For local authorities in the aftermath of conflict, societies struggling to meet rising food prices or states dependant on highly volatile commodity markets, effective change can be one of the hardest things to get right as the capacity to change is often limited. Without sufficient capacity like effective leadership and succession planning, aid coordination and financial management skills, a functioning civil service, a skilled labour force or an environment conducive to business countries lack the foundations on which to plan, implement and evaluate their development strategies. Capacity development works to strengthen this foundation.
If human development is the 'what' of UNDP's mandate, then capacity development is essentially the 'how'. UNDP works with national governments to identify what capacity exists in terms of skills, knowledge, institutions and relationships. Driven by the priorities of the country in question, it looks as how to retain what is there, what can be improved upon, where the gaps are and how to fill them, so that the countries' human development strategies can move from aspiration to implementation.
UNDP South Africa provides technical and policy support to address the shortage of skills, the misapplication of resources, corruption through the development of models of system approaches that can be applied to effectively align skills and resources. This entails the following:
- UNDP South Africa utilises the capacity of UN volunteers and national volunteers as a short-term measure to catalyse capacity in existing structures.
- UNDP provides expertise to create mechanisms that can most effectively bring in targeted competencies and develop frameworks that harmonise training for sustainability with delivery impact.
- UNDP provides technical support for accelerating the learning curve for sustainability across all three tiers of government and to tailor responses for specific contexts.

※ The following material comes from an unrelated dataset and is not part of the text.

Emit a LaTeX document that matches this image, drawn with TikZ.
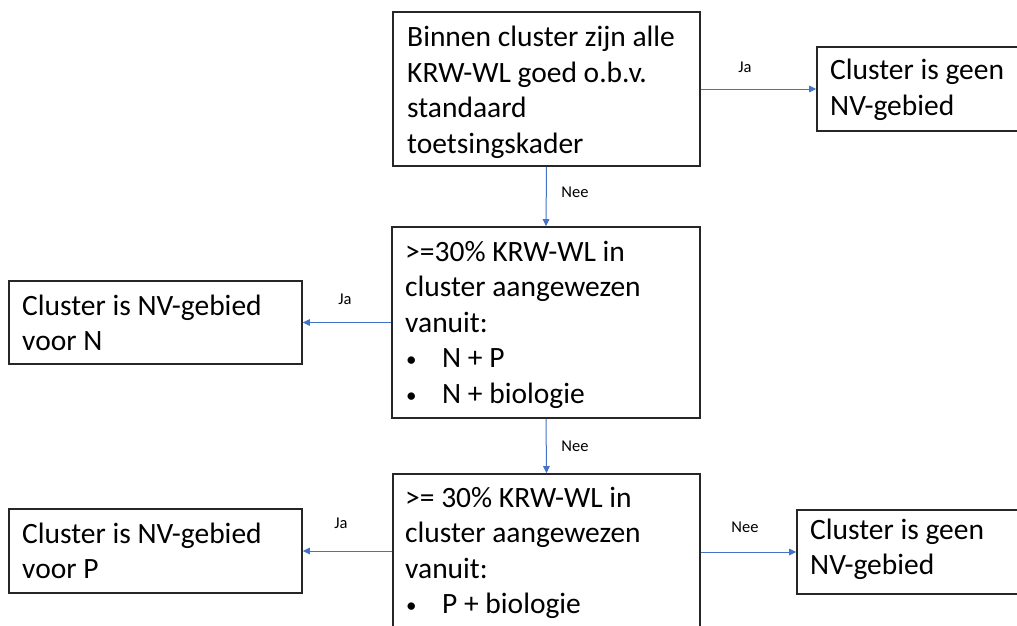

- Working collaboratively with DPSA (SAMDI), DBSA and UNDP-SACI designing effective models of service delivery for sharing in the region. UNDP also work with DPSA to develop innovative and responsive human capital support strategies for enhanced impact and sustainability, as well as promote through available expertise the systems dynamics approach that looks at holistic, multidisciplinary solutions to delivery issues and seeks to apply and up-scale them both nationally and regionally.
- Promote knowledge sharing and policy development initiatives within the context of IBSA's South-South cooperation agenda, particularly through the sharing of trade and development experiences and to work with research institutions such as UNDP's International Poverty Centre to develop regional interventions.